301 redirect hell.... How do you de-commission an old site
-
Hi SEO experts:
We operate a vacation rental website and around 1 year ago moved to a different platform. Because our pages are arranged by location (what we refer to as Locales) we need to put 301 redirects for all the old locale pages. So for example:
www.example.com/__Skeggness.cfm redirects to www.example/com/vacation-rentals/locale/skeggness
But here's the problem: We can't seem to get Google to drop those old __{locale_name}.cfm pages... even after over 12-months of the new site going live!
Other clues we've noticed:
-
The old underscore URLs show up in our SERP sub-links
-
Sometimes google shows the new page title and description but attributes it to the __{locale_name}.cfm URL (aghh!!!)
One suggestion we received was to use the URL removal tool in Google WMT.... But given we have 1,000's of locales i don't see that as being affective.
Questions:
-
Any suggestions on how to get Google to drop these old URLs and use the new ones?
-
Is this situation hurting our SEO? Or do you think its benign... and I should just take a deep breath.... and relax at little more...
-
-
Hi AABAB,
This is pretty common. Unfortuneatly, Google can keep your old URLs around for a long time, especially pages without much authority.
And yes, this can have a negative impact on your SEO - especially if Google in situations where Google is indexing both the old and new URLs, and hasn't processed the 301.
Muhammed has a good suggestion. Create or put up a sitemap of your old URLs, and submit this sitemap to Google via Webmaster Tools. The idea is that Google will re-crawl these URLs, finally register the 301, and drop those pages from the index.

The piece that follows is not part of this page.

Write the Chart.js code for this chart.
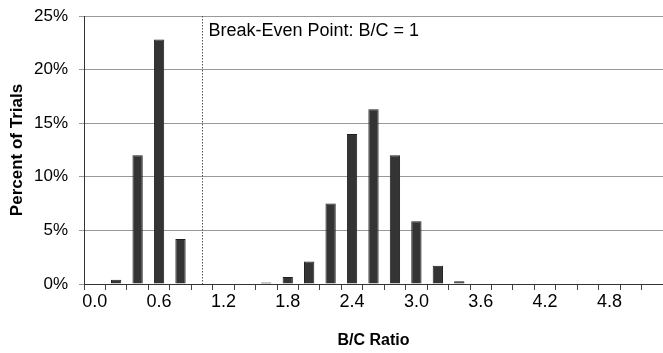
<!DOCTYPE html>
<html>
<head>
<meta charset="utf-8">
<script src="https://cdn.jsdelivr.net/npm/chart.js@4/dist/chart.umd.min.js"></script>
<style>
  html, body { margin: 0; padding: 0; background: #fff; }
  #wrap { width: 663px; height: 353px; }
</style>
</head>
<body>
<div id="wrap"><canvas id="myChart" width="663" height="353"></canvas></div>
<script>
// B/C ratio categories (step 0.2)
var ratios = ['0.0','0.2','0.4','0.6','0.8','1.0','1.2','1.4','1.6','1.8','2.0','2.2','2.4','2.6',
              '2.8','3.0','3.2','3.4','3.6','3.8','4.0','4.2','4.4','4.6','4.8','5.0','5.2'];
// percent of trials for each category
var percentTrials = [0, 0.4, 12.0, 22.8, 4.2, 0, 0, 0, 0.15, 0.65, 2.1, 7.5, 14.0, 16.3,
                     12.0, 5.85, 1.7, 0.25, 0, 0, 0, 0, 0, 0, 0, 0, 0];
var yTicks = [0, 5, 10, 15, 20, 25];
var breakEven = '1.0';
var breakEvenText = 'Break-Even Point: B/C = 1';

var FONT = '"Liberation Sans", Arial, sans-serif';

// линия точки безубыточности
var breakEvenLine = {
    id: 'breakEvenLine',
    afterDatasetsDraw: function(chart){
        var c = chart.ctx;
        var x = Math.round(chart.scales.x.getPixelForValue(ratios.indexOf(breakEven))) + 0.5;
        var area = chart.chartArea;
        c.save();
        c.strokeStyle = '#555';
        c.lineWidth = 1;
        c.setLineDash([1.5, 1.5]);
        c.beginPath();
        c.moveTo(x, area.top);
        c.lineTo(x, area.bottom);
        c.stroke();
        c.setLineDash([]);
        c.fillStyle = '#000';
        c.font = '18px ' + FONT;
        c.textBaseline = 'middle';
        c.fillText(breakEvenText, x + 6, area.top + 15.5);
        c.restore();
    }
};

var ctx = document.getElementById('myChart').getContext('2d');
var myChart = new Chart(ctx, {
    type: 'bar',
    data: {
        labels: ratios,
        datasets: [{
            label: 'Percent of Trials',
            data: percentTrials,
            backgroundColor: '#343434',
            borderColor: '#1e1e1e',
            borderWidth: 1,
            barPercentage: 0.48,
            categoryPercentage: 1.0
        }]
    },
    options: {
        responsive: false,
        animation: false,
        layout: { padding: { top: 16, right: 0, left: 0, bottom: 3 } },
        plugins: { legend: { display: false }, tooltip: { enabled: false } },
        scales: {
            x: {
                offset: true,
                grid: { display: true, drawOnChartArea: false, offset: true, tickLength: 6, color: '#444' },
                border: { color: '#333', width: 1 },
                ticks: {
                    autoSkip: false,
                    maxRotation: 0,
                    color: '#000',
                    font: { family: FONT, size: 18 },
                    padding: 1,
                    callback: function(v, i){ return i % 3 === 0 ? ratios[i] : ''; }
                },
                title: {
                    display: true,
                    text: 'B/C Ratio',
                    color: '#000',
                    font: { family: FONT, size: 16, weight: 'bold' },
                    padding: { top: 0, bottom: 0 }
                },
                afterFit: function(s){ s.height = 66; }
            },
            y: {
                min: 0,
                max: 25,
                afterBuildTicks: function(s){ s.ticks = yTicks.map(function(v){ return { value: v }; }); },
                grid: { color: '#999', tickLength: 5, drawTicks: true },
                border: { color: '#333', width: 1 },
                ticks: {
                    color: '#000',
                    font: { family: FONT, size: 17 },
                    padding: 11,
                    callback: function(v){ return v + '%'; }
                },
                title: {
                    display: true,
                    text: 'Percent of Trials',
                    color: '#000',
                    font: { family: FONT, size: 17, weight: 'bold' },
                    padding: { top: 7, bottom: 0 }
                },
                afterFit: function(s){ s.width = 84; s.paddingTop = 0; s.paddingBottom = 0; }
            }
        }
    },
    plugins: [breakEvenLine]
});
</script>
</body>
</html>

The URL removal tool would be a great option if all the pages are in the same directory, such as /old-pages/xxxxx, as Google allows you to remove entire directories in bulk. But unfortunately it looks like your URLs are all at the root, so this isn't an option.

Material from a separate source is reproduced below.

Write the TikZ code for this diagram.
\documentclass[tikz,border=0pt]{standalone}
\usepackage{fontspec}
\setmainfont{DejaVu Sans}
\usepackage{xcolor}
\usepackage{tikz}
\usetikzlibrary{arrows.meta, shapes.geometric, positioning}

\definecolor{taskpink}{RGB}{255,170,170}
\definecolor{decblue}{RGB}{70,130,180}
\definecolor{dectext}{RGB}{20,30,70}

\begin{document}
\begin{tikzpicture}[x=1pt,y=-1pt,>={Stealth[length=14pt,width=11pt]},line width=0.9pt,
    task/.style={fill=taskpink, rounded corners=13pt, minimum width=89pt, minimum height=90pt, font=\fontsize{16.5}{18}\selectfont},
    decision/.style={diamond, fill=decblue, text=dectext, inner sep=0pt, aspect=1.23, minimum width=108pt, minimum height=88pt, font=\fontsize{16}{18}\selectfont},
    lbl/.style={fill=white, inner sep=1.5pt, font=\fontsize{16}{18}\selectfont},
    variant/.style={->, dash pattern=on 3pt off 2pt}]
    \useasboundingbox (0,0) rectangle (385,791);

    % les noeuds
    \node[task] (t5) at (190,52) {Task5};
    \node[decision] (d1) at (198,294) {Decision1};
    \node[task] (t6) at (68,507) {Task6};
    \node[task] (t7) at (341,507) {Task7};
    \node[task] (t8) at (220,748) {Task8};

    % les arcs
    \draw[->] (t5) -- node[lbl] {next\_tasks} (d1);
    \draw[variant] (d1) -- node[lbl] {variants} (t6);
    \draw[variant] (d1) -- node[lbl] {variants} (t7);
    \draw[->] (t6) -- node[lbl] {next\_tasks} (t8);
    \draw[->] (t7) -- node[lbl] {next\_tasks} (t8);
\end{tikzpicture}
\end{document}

Regardless, hope this helps! Best of luck with your SEO.
-
I hope you can do the same for this situation also.
All we needed to to do is make Google to visit your OLD URLs for a last time and let it know that its 301'd to another URL.
So keep all your OLD URLs in HTML sitemap (not XML) until Google cache it again.
Also check when is the last date Google cached your OLD URLs
-
Thanks Muhammed:
A little bit of a different situation i think as you're referring to moving from one domain to another domain right? In our situation we're keeping domain - but all the URLs are changed from one site structure to another.
Also, nothing of the old site remains. We can't really run the two platforms side-by-side under the same domain.
-
Hi
I had this same issue with one of my website before.
Steps I done
-
Created 301 from all the other pages except the home page
-
Created a temporary Home page/ Landing page for telling human visitors that my old domain is moved to newdomain.com.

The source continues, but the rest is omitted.